A couple of nights ago, probably Saturday night, I had a dream that I had to teach the CTR 5 class in Primary.  There were a ton of kids and even 3 or 4 parents that were there, but the kids would not settle down.  I even made a really great dessert and they still wouldn't listen.  At that point in the dream, I just started to yell at them.  They didn't care.  I woke up so angry and anxious.  The dream felt so real.  I must have been nervous that all my assignments were taken care of that Sunday.

I know I had another dream in between then and yesterday, but don't remember what it was.

Last night, I had two dreams:  The first one basically there was a bad guy getting ready to blow up a mine shaft with hundreds of people in it.  We were in the blasting zone and tried to stop it.  I must have woken up or changed dreams before the ending, because I don't know what happened.  I just remember jolting awake.

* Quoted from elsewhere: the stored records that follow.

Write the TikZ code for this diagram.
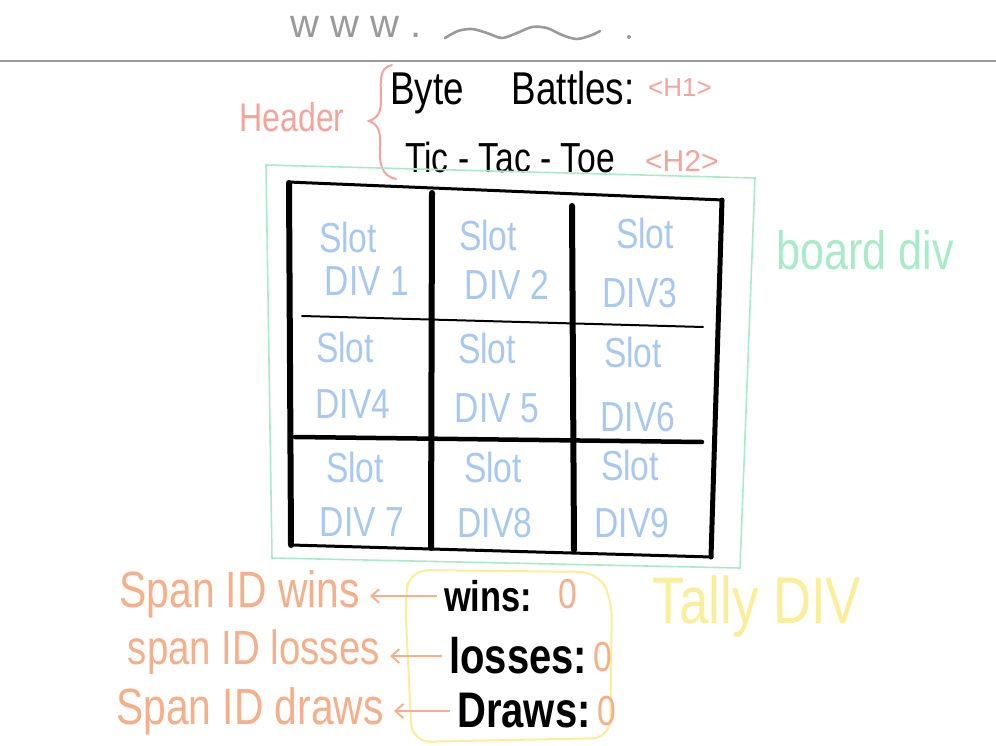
\documentclass[tikz,border=0pt]{standalone}
\usepackage{fontspec}
\setmainfont{Liberation Sans}
\newfontfamily\handfont[FakeStretch=0.8]{Liberation Sans}
\usetikzlibrary{arrows.meta}
\definecolor{salmon}{HTML}{F3A59D}
\definecolor{mint}{HTML}{A9EBC8}
\definecolor{slotblue}{HTML}{A8C8F0}
\definecolor{orng}{HTML}{F5AF8A}
\definecolor{ylw}{HTML}{FBEE9B}
\definecolor{urlgray}{HTML}{9A9A9A}
\tikzset{
  fs/.style={font=\handfont\fontsize{#1}{#1}\selectfont},
  fsplain/.style={font=\fontsize{#1}{#1}\selectfont},
  fsbold/.style={font=\handfont\bfseries\fontsize{#1}{#1}\selectfont},
  slottxt/.style={text=slotblue, fs=42, inner sep=1pt},
  spantxt/.style={text=orng, inner sep=2pt, anchor=east},
  tallytxt/.style={text=black, inner sep=2pt, anchor=west},
  zerotxt/.style={text=orng, fs=42, inner sep=2pt, anchor=west},
  gridline/.style={line cap=round, draw=black},
  spanarrow/.style={draw=orng, line width=1.8pt, -{Straight Barb[length=8pt,width=14pt]}, shorten >=8pt, shorten <=5pt},
}
\begin{document}
\begin{tikzpicture}[x=1pt,y=-1pt]
\useasboundingbox[fill=white] (0,0) rectangle (996,746);

% browser bar
\node[text=urlgray, fsplain=40, inner sep=0pt] (www) at (356,27) {w w w .};
\draw[urlgray, line width=2.6pt, line cap=round] plot[smooth] coordinates {(445,38) (458,31) (472,29) (487,33) (502,38) (517,33) (532,27) (547,28) (562,35) (577,39) (592,35) (600,31)};
\fill[urlgray] (629,37) circle (2);
\draw[urlgray, line width=1.2pt] (0,61) -- (996,61);

% header
\node[text=salmon, fs=40, inner sep=0pt] (header) at (292,117) {Header};
\draw[salmon, line width=2pt, line cap=round]
  (392,65) .. controls (378,68) and (381,82) .. (381,100)
  .. controls (381,112) and (378,118) .. (369,121)
  .. controls (378,124) and (381,132) .. (380,146)
  .. controls (379,165) and (382,176) .. (396,179);
\node[fs=46, inner sep=0pt, anchor=west] (h1) at (390,93) {Byte\hspace{48pt}Battles:};
\node[text=salmon, fsplain=26, inner sep=0pt, anchor=west] (h1tag) at (648,88) {<H1>};
\node[fs=42, inner sep=0pt, anchor=west] (h2) at (405,157) {Tic - Tac - Toe};
\node[text=salmon, fsplain=30, inner sep=0pt, anchor=west] (h2tag) at (645,161) {<H2>};

% board div
\draw[mint, line width=1.6pt] (266,165) -- (755,178) -- (740,568) -- (272,558) -- cycle;
\node[text=mint, fs=54, inner sep=0pt] (boarddiv) at (865,250) {board div};

% grid
\draw[gridline, line width=3pt] (288,182) -- (723,200);
\draw[gridline, line width=6pt] (289,183) -- (291,545);
\draw[gridline, line width=5pt] (722,200) -- (711,557);
\draw[gridline, line width=3pt] (291,545) -- (712,557);
\draw[gridline, line width=6pt] (432,193) -- (431,548);
\draw[gridline, line width=6pt] (572,206) -- (574,550);
\draw[gridline, line width=2pt] (302,316) -- (703,327);
\draw[gridline, line width=4.5pt] (295,437) -- (702,442);

% slots
\node[slottxt] (s1) at (348,237) {Slot};
\node[slottxt] (d1) at (367,281) {DIV 1};
\node[slottxt] (s2) at (488,235) {Slot};
\node[slottxt] (d2) at (507,285) {DIV 2};
\node[slottxt] (s3) at (645,233) {Slot};
\node[slottxt] (d3) at (640,293) {DIV3};
\node[slottxt] (s4) at (345,347) {Slot};
\node[slottxt] (d4) at (353,404) {DIV4};
\node[slottxt] (s5) at (487,348) {Slot};
\node[slottxt] (d5) at (497,408) {DIV 5};
\node[slottxt] (s6) at (633,352) {Slot};
\node[slottxt] (d6) at (638,417) {DIV6};
\node[slottxt] (s7) at (355,467) {Slot};
\node[slottxt] (d7) at (362,522) {DIV 7};
\node[slottxt] (s8) at (493,467) {Slot};
\node[slottxt] (d8) at (495,523) {DIV8};
\node[slottxt] (s9) at (630,465) {Slot};
\node[slottxt] (d9) at (632,523) {DIV9};

% tally div
\draw[ylw, line width=2pt, rounded corners=18pt] (410,570) -- (598,572) -- (612,600) -- (610,738) -- (412,742) -- (405,600) -- cycle;
\node[text=ylw, fs=66, inner sep=0pt] (tally) at (757,606) {Tally DIV};

\node[tallytxt, fsbold=43] (wins) at (442,596) {wins:};
\node[zerotxt] (winsv) at (556,594) {0};
\node[tallytxt, fsbold=50] (losses) at (447,656) {losses:};
\node[zerotxt] (lossesv) at (591,657) {0};
\node[tallytxt, fsbold=50] (draws) at (455,711) {Draws:};
\node[zerotxt] (drawsv) at (595,711) {0};

\node[spantxt, fs=51] (spanwins) at (362,594) {Span ID wins};
\node[spantxt, fs=48] (spanlosses) at (382,652) {span ID losses};
\node[spantxt, fs=51] (spandraws) at (386,711) {Span ID draws};

\draw[spanarrow] (wins.west) -- (spanwins.east |- wins.west);
\draw[spanarrow] (losses.west) -- (spanlosses.east |- losses.west);
\draw[spanarrow] (draws.west) -- (spandraws.east |- draws.west);
\end{tikzpicture}
\end{document}
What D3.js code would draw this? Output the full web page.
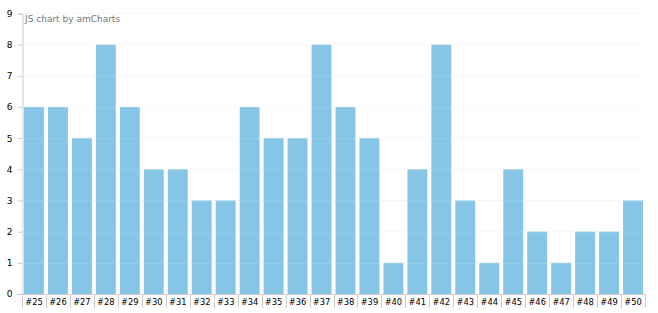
<!DOCTYPE html>
<html><head><meta charset="utf-8">
<script src="https://cdn.jsdelivr.net/npm/d3@7"></script>
<style>html,body{margin:0;padding:0;background:#fff;}svg{display:block;font-family:"DejaVu Sans",Verdana,sans-serif;}</style>
</head><body>
<svg id="c" width="658" height="313"></svg>
<script>
const categories = ["#25","#26","#27","#28","#29","#30","#31","#32","#33","#34","#35","#36","#37","#38","#39","#40","#41","#42","#43","#44","#45","#46","#47","#48","#49","#50"];
const values = [6,6,5,8,6,4,4,3,3,6,5,5,8,6,5,1,4,8,3,1,4,2,1,2,2,3];
const yTicks = [0,1,2,3,4,5,6,7,8,9];

const svg = d3.select("#c");
const L = 22, R = 645, T = 13.5, B = 294;
const x = d3.scaleBand().domain(categories).range([L, R]).paddingInner(0.17).paddingOuter(0.085);
const y = d3.scaleLinear().domain([0, 9]).range([B, T]);

// faint grid behind
svg.append("g").selectAll("line").data(yTicks.slice(1)).join("line")
  .attr("x1", L).attr("x2", R).attr("y1", d => y(d)).attr("y2", d => y(d))
  .attr("stroke", "#000").attr("stroke-opacity", 0.035);

// bars
svg.append("g").selectAll("rect").data(categories).join("rect")
  .attr("x", d => x(d)).attr("width", x.bandwidth())
  .attr("y", (d, i) => y(values[i])).attr("height", (d, i) => B - y(values[i]))
  .attr("fill", "#86c5e5");

// grid over bars (light)
svg.append("g").selectAll("line").data(yTicks.slice(1)).join("line")
  .attr("x1", L).attr("x2", R).attr("y1", d => y(d)+0.5).attr("y2", d => y(d)+0.5)
  .attr("stroke", "#fff").attr("stroke-opacity", 0.15);

// y axis
const ya = svg.append("g").attr("transform", `translate(${L + 0.5},0)`)
  .call(d3.axisLeft(y).tickValues(yTicks).tickSize(5).tickPadding(5).tickFormat(d3.format("d")));
ya.select(".domain").attr("stroke", "#ccc");
ya.selectAll(".tick line").attr("stroke", "#ccc");
ya.selectAll("text").attr("font-size", 9).attr("fill", "#000").attr("font-family", "DejaVu Sans, Verdana, sans-serif");

// x axis
svg.append("line").attr("x1", L).attr("x2", R).attr("y1", B + 0.5).attr("y2", B + 0.5).attr("stroke", "#ccc");
const bounds = d3.range(categories.length + 1).map(i => L + i * (R - L) / categories.length);
svg.append("g").selectAll("line").data(bounds).join("line")
  .attr("x1", d => Math.round(d) + 0.5).attr("x2", d => Math.round(d) + 0.5)
  .attr("y1", B).attr("y2", B + 14).attr("stroke", "#ccc");
svg.append("g").selectAll("text").data(categories).join("text")
  .attr("x", d => x(d) + x.bandwidth() / 2).attr("y", B + 11)
  .attr("text-anchor", "middle").attr("font-size", 8.3).attr("fill", "#000")
  .text(d => d);

// credit
svg.append("text").attr("x", 25).attr("y", 22).attr("font-size", 9).attr("fill", "#777").text("JS chart by amCharts");
</script>
</body></html>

Part 2 of last night:  I had to go back to college for some reason.  I was in my apartment with my friends Emily, and Sara, and we were reminiscing about our college days (even though in real life they did not go to that college with me)  Then out of nowhere, our building that was like 20 stories tall crushed the three of us while we were in the room against an adjacent building, but we were still conscious.  The strange thing is that I knew it was going to fall on us before it happened.  The last thing I remembered before I woke up is the three of us holding on to the outside railing, just waiting for the building to completely fall and kill us.  So weird.  It took me a while this morning to realize it wasn't real.

All this anxiety isn't good for my babies that are hopefully growing...  Maybe this is a common thing that happens.